Retype only what runs from the first line of the records to the line with "wedgeprops=dict(width=38, linewidth=0))", inclusive, and no pictures.

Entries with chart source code
= = = = = = =

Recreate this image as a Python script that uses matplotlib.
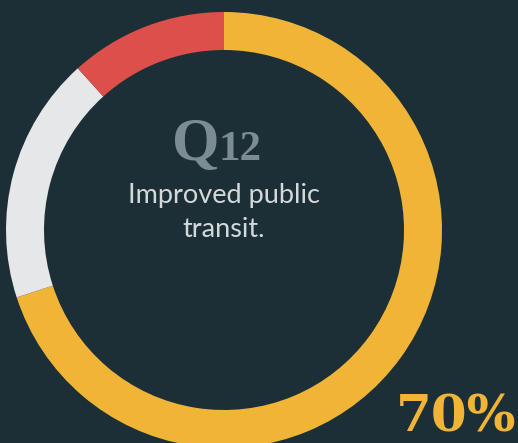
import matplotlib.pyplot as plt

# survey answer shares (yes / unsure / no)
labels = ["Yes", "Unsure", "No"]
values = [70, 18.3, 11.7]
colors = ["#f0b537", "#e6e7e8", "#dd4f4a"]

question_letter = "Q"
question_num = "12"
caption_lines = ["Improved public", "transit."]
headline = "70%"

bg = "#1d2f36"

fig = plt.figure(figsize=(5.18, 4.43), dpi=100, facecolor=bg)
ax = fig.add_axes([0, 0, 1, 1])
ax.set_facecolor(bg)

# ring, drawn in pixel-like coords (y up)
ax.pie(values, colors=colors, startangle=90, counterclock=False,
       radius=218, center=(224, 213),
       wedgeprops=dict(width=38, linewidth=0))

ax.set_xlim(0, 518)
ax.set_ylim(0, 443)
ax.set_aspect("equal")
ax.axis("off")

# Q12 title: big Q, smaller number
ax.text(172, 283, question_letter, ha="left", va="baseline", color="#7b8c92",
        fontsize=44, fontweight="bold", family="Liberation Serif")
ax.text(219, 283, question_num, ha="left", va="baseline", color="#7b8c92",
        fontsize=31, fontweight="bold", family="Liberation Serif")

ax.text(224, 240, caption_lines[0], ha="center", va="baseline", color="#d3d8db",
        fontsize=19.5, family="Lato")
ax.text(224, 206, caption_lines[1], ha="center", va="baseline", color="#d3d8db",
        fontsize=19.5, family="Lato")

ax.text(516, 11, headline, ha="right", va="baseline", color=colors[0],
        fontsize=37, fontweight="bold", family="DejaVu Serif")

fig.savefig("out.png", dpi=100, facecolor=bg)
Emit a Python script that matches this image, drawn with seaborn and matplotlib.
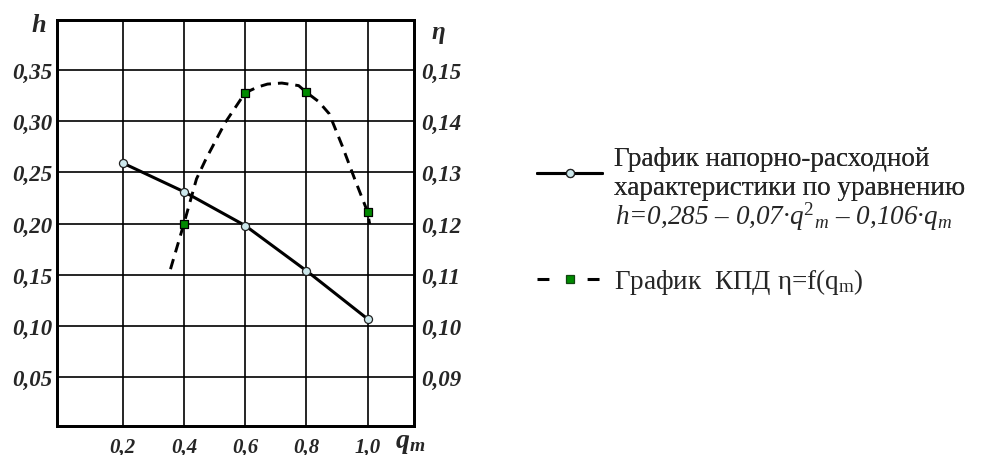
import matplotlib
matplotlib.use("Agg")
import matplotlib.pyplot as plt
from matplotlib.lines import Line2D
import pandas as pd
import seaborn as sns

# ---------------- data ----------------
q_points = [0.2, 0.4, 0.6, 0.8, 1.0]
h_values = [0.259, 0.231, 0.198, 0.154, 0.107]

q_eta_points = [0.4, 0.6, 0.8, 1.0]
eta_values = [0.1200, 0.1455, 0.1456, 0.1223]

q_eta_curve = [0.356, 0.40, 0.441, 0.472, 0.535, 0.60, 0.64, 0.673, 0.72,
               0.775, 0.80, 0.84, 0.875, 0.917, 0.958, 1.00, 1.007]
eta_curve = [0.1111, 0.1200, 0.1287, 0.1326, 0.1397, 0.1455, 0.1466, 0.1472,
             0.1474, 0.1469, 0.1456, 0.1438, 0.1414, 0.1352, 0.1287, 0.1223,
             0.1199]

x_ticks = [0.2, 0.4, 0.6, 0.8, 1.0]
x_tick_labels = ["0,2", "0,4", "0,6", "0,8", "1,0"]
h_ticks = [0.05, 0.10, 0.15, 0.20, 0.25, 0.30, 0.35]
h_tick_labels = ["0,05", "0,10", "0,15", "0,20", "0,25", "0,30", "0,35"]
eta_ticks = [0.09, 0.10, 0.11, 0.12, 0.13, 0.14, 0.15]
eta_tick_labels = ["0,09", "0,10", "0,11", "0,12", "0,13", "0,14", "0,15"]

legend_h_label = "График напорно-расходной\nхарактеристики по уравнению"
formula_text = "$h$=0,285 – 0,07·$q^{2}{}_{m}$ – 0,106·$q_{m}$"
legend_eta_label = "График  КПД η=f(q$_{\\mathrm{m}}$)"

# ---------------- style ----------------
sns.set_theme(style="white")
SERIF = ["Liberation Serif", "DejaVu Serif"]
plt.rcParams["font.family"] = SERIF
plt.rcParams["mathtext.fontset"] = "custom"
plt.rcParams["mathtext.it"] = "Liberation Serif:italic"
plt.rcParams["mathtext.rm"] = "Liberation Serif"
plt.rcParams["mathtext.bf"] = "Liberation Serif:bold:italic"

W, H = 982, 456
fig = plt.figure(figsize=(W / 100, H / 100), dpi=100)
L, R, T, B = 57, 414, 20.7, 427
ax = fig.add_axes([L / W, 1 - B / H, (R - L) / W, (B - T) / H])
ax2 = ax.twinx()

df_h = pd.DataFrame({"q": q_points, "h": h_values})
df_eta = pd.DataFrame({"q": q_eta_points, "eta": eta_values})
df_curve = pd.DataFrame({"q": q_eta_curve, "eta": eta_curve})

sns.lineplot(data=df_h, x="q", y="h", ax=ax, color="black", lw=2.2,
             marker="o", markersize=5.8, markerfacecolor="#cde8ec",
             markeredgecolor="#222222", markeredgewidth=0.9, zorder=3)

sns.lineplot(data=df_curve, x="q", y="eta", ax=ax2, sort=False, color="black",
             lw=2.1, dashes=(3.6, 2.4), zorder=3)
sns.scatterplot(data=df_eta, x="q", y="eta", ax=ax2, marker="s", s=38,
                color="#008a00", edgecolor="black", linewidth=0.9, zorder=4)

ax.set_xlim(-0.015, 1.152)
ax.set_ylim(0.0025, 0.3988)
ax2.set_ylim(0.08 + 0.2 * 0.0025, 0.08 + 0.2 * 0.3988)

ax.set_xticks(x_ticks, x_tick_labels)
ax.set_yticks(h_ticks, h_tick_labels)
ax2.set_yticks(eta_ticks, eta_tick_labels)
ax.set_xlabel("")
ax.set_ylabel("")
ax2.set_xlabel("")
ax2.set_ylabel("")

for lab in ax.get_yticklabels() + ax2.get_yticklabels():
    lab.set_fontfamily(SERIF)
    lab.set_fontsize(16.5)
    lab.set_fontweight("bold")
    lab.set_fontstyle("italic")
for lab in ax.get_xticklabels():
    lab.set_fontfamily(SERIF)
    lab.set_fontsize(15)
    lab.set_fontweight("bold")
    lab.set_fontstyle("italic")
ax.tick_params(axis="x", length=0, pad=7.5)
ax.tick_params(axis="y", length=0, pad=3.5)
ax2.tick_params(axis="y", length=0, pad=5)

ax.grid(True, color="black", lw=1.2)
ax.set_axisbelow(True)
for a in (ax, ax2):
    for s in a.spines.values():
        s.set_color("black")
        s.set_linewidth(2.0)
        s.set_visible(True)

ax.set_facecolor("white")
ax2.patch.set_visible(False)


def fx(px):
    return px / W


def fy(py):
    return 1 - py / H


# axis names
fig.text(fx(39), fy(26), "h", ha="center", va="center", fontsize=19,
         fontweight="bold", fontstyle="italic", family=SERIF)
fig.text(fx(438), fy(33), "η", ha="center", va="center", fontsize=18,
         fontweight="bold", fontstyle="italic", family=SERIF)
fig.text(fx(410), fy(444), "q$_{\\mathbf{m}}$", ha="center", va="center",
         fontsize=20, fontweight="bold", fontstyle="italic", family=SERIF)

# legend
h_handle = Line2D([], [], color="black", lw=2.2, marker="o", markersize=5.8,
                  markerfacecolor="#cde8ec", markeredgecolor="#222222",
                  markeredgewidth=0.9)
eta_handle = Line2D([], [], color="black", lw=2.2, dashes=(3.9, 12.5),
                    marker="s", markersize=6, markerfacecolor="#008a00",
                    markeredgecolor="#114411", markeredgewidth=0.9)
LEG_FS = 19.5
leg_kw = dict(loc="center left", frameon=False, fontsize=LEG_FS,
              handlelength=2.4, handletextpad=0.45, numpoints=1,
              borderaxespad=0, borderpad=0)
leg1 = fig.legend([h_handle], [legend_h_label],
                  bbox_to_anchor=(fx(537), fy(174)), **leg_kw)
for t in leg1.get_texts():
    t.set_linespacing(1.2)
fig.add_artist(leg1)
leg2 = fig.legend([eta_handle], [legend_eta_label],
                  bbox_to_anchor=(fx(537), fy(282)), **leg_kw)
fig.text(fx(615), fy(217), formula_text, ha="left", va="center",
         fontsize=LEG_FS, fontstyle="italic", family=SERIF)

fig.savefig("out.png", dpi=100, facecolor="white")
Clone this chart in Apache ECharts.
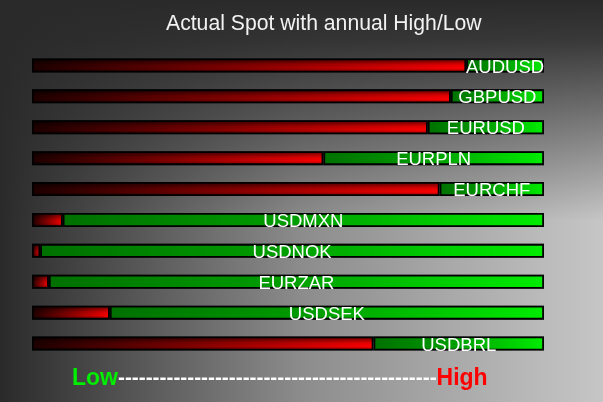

= = = = = = =

#### [Output for this task]
Recreate this image as a Python script that uses matplotlib.
import matplotlib.pyplot as plt

# survey answer shares (yes / unsure / no)
labels = ["Yes", "Unsure", "No"]
values = [70, 18.3, 11.7]
colors = ["#f0b537", "#e6e7e8", "#dd4f4a"]

question_letter = "Q"
question_num = "12"
caption_lines = ["Improved public", "transit."]
headline = "70%"

bg = "#1d2f36"

fig = plt.figure(figsize=(5.18, 4.43), dpi=100, facecolor=bg)
ax = fig.add_axes([0, 0, 1, 1])
ax.set_facecolor(bg)

# ring, drawn in pixel-like coords (y up)
ax.pie(values, colors=colors, startangle=90, counterclock=False,
       radius=218, center=(224, 213),
       wedgeprops=dict(width=38, linewidth=0))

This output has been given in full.